Sözün özü şu; vatandaş artan hayat pahalılığı, işsizlik ve sabit gelirinin döviz karşısında erimesiyle ödeme gücünün azaldığını görmüş ve harcamalarını kısmış. Kriz beklentisi ise bu kısıntıyı daha da arttırmış. Buna rağmen ödeme yapmakta zorlanmış ve kredi kartı batıkları daha da artmış. Şimdi ekonomi yönetimi bu tabloya rağmen harcasın diye vatandaşı sürekli teşvik ediyor, yeni yollar açıyor. Çünkü vatandaşın gırtlağına kadar borçlanması, kredi batıklarının artması, iflasların patlaması dert değil. Tek dert günü kurtarmak! Ekonomidekideki küçülmeyi, harcamaları arttırarak durdurmak!

Elbette hükümetin ABD’yi, NATO’yu, AB’yi kısacası içinde olduğu Batı sistemini karşısına alıp bir de yabancı yatırım bekleyecek hali yok! Türkiye’ye gelen yabancı yatırımın yüzde 80’i Batı’dan geliyor ne de olsa!

Kısacası ekonominin içinde bulunduğu kriz kısır döngüsü, harcamayı teşvik edici önlemlerle kısa vadede bir nebze olsun azaltılabilir belki ama bunun devamında durumu daha da kötüleştireceği aşikar. Ekonomideki durumu ancak şöyle özetleyebiliriz: Bindik bir alamete, gidiyoruz kıyamete…

BU BÜTÇE YAMA TUTAR MI?

Ekonomi yönetimi geçen yıl ekim ayında beyaz eşya ve mobilyada ÖTV indirimlerini devreye soktu. Amaç seçim öncesi piyasayı canlandırmaktı. 31 Mart’ta yerel seçim olduğu için indirimler üç ay daha uzatıldı. Son uzatmayla birlikte ÖTV indirimleri dokuz aya ulaştı. Vergi indirimleri bütçe gelirlerini ciddi seviyede düşürünce yılın ilk altı ayındaki bütçe açığı 80 milyar liraya ulaştı. Pek çok uzmana göre açık yıl sonunda 160 milyar liraya çıkacak. Bu da bütçe açığının koalisyonlu dönemlere dönmesi anlamına gelir. AKP döneminde mali disiplin hiç bu derece bozulmamıştı. İstanbul seçim sürecinin tamamlanmasının ardından bütçe açıklarına yapılacak yamanın yine vatandaşa fatura edileceğini de şimdiden söyleyelim.
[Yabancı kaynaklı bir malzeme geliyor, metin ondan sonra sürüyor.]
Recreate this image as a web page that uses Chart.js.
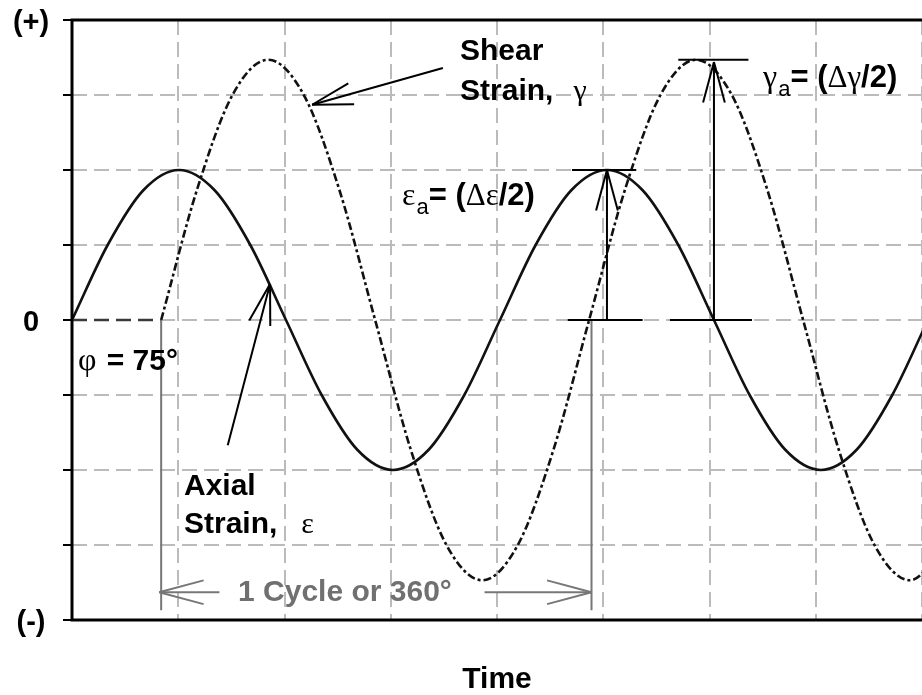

BANKALAR DEĞİL MÜŞTERİLER KRİZDE

Bu dönemde yaşanan derin ekonomik krizin 2001’deki gibi bir fırtınaya dönüşmemesinin en önemli sebeplerinden birisi, bankacılık sektörünün iyi durumda olması. Zaman zaman Türk bankalarıyla ilgili dış piyasalarda olumsuz haberler çıksa da, geçen yıllara kıyasla karlılıkları düşmüş de olsa, bankaların sermaye yeterlilik oranlarında sorun görünmüyor. Evet bankalar krizde değil ancak müşterileri için aynı şeyi söylemek kolay değil.